For my curve, I have the data for its radius, length and starting point. Using some maths explained here, I can also calculate the end point coordinates.
What would be a way to calculate the endpoint angle of the arc? It is important for me to know the end angle as the next line segment that connects with the arc will start with the same angle as the arc.

Example track Diagram
Edit

Problem Diagram
I am interested in finding the angle that a tangent intersecting the end point would make with the x axis.
 A: The angle an arc spans (in radians) is $$ \widehat{\rm angle} = \frac{\rm arclength}{\rm radius} $$
Then you simply add up all the angles of all the corners up to the one you are drawing to find where the orientation of the arc end.
When the final orientation is 360° you have completed one circuit of the track.

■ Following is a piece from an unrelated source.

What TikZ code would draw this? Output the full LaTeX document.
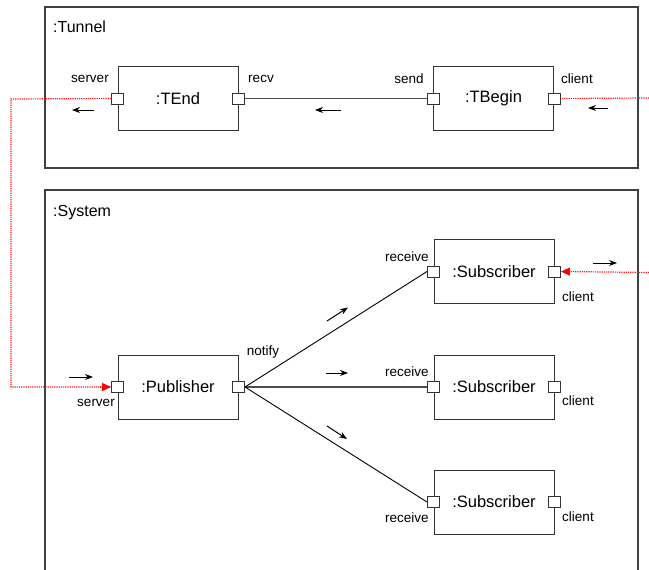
\documentclass[tikz,border=0pt]{standalone}
\usepackage{fontspec}
\setmainfont{Liberation Sans}
\usetikzlibrary{arrows.meta}

\tikzset{
  x=1pt, y=-1pt,
  frame/.style={draw=black!75, line width=1.1pt},
  comp/.style={draw=black!80, line width=1pt, minimum width=120pt, minimum height=64pt,
    inner sep=0pt, font=\fontsize{16.5}{18}\selectfont},
  port/.style={draw=black!80, fill=white, line width=1pt, minimum width=12pt,
    minimum height=11pt, inner sep=0pt},
  lbl/.style={inner sep=0pt, font=\fontsize{13.5}{15}\selectfont},
  title/.style={inner sep=0pt, anchor=west, font=\fontsize{16}{18}\selectfont},
  wire/.style={draw=black!70, line width=1.2pt},
  slant/.style={draw=black, line width=0.9pt},
  flow/.style={draw=black, line width=1pt, -{Stealth[length=8pt,width=6pt]}},
  link/.style={draw=red!90, line width=1.2pt, densely dotted},
  linktip/.style={-{Triangle[length=9pt,width=8pt,fill=red,color=red]}}
}

\begin{document}
\begin{tikzpicture}
\useasboundingbox (0,0) rectangle (649,570);
\fill[white] (0,0) rectangle (649,570);

% enclosing parts
\draw[frame] (45,7) rectangle (638,168);
\draw[frame] (638,571) -- (638,190) -- (45,190) -- (45,571);
\node[title] (tunnel) at (53,27) {:Tunnel};
\node[title] (system) at (53,213) {:System};

% tunnel components
\node[comp] (tend) at (178,98.5) {:TEnd};
\node[comp] (tbegin) at (493.5,98.5) {:TBegin};
\node[port] (tendS) at (tend.west) {};
\node[port] (tendR) at (tend.east) {};
\node[port] (tbegS) at (tbegin.west) {};
\node[port] (tbegC) at (tbegin.east) {};
\node[lbl] (lServer1) at (90,79) {server};
\node[lbl] (lRecv) at (261,79) {recv};
\node[lbl] (lSend) at (409,79) {send};
\node[lbl] (lClient0) at (577,79) {client};

% system components
\node[comp] (pub) at (178,387) {:Publisher};
\node[comp] (sub1) at (494,271.5) {:Subscriber};
\node[comp] (sub2) at (494,387) {:Subscriber};
\node[comp] (sub3) at (494,502) {:Subscriber};
\node[port] (pubS) at (pub.west) {};
\node[port] (pubN) at (pub.east) {};
\node[port] (s1R) at (sub1.west) {};
\node[port] (s1C) at (sub1.east) {};
\node[port] (s2R) at (sub2.west) {};
\node[port] (s2C) at (sub2.east) {};
\node[port] (s3R) at (sub3.west) {};
\node[port] (s3C) at (sub3.east) {};
\node[lbl] (lNotify) at (263,352) {notify};
\node[lbl] (lServer2) at (96,403) {server};
\node[lbl] (lRec1) at (407,257) {receive};
\node[lbl] (lRec2) at (407,372) {receive};
\node[lbl] (lRec3) at (407,518) {receive};
\node[lbl] (lCli1) at (578,297) {client};
\node[lbl] (lCli2) at (578,401) {client};
\node[lbl] (lCli3) at (578,517) {client};

% connectors
\draw[wire] (tendR) -- (tbegS);
\draw[wire] (pubN) -- (s2R);
\draw[slant] (pubN.east) -- (s1R.west);
\draw[slant] (pubN.east) -- (s3R.west);

% cross-part links
\coordinate (bend) at (11,99);
\coordinate (bendLow) at (11,387);
\coordinate (inTop) at (649,98);
\coordinate (inSub) at (649,272.5);
\draw[link] (tendS.west) -- (bend) -- (bendLow) -- (pubS.west);
\draw[link, linktip] (100,387) -- (pubS.west);
\draw[link] (inTop) -- (tbegC.east);
\draw[link, linktip] (inSub) -- (s1C.east);

% message direction marks
\coordinate (a1s) at (94,110);   \coordinate (a1e) at (72,110);
\coordinate (a2s) at (341,110);  \coordinate (a2e) at (315,110);
\coordinate (a3s) at (608,108);  \coordinate (a3e) at (588,108);
\coordinate (a4s) at (69,377);   \coordinate (a4e) at (93,377);
\coordinate (a5s) at (593,263);  \coordinate (a5e) at (617,263);
\coordinate (a6s) at (327,321);  \coordinate (a6e) at (348,307.5);
\coordinate (a7s) at (326,373);  \coordinate (a7e) at (348,373);
\coordinate (a8s) at (327,426);  \coordinate (a8e) at (347,439);
\foreach \i in {1,...,8} \draw[flow] (a\i s) -- (a\i e);
\end{tikzpicture}
\end{document}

The more interesting problem is coming up with the arc endpoint coordinates from the standpoint coordinates $(x_1,\,y_1)$, the initial direction $\theta_1$, the radius $r$ and the arc length $s$.


*

*A counter clockwise arc sweeps an angle $\varphi = s/r$ in radians, so the final direction of the track after the arc is $\theta_2 = \theta_1 + \varphi$.
The endpoint coordinates are found with some trigonometry
$$ \pmatrix{x_2 \\ y_2} = \pmatrix{x_1 -r \sin \theta_1 + r \sin \theta_2 \\ y_1 + r \cos \theta_1 - r \cos \theta_2 } $$


*A clockwise arc sweeps an angle $\varphi = s/r$ in radians, so the final direction of the track after the arc is $\theta_2 = \theta_1 - \varphi$.
The endpoint coordinates are found with some trigonometry
$$ \pmatrix{x_2 \\ y_2} = \pmatrix{x_1 +r \sin \theta_1 - r \sin \theta_2 \\ y_1 - r \cos \theta_1 + r \cos \theta_2 } $$
A: Edit: Let  $r$ be the (known) radius and $M$ the midpoint of $SE$ ($S$, starting point; $E$, endpoint).
Angle $\alpha$ (see figure) is such  that
$$\cos \alpha =\dfrac{SM}{SC}=\dfrac{SE}{2r} \ \iff \ \alpha=\operatorname{acos}(\dfrac{SE}{2r})$$
with
$$SE=\sqrt{(x_e-x_s)^2+(y_e-y_s)^2}$$
using coordinates $S=(x_s,y_s)$ and $E=(x_e,y_e),$.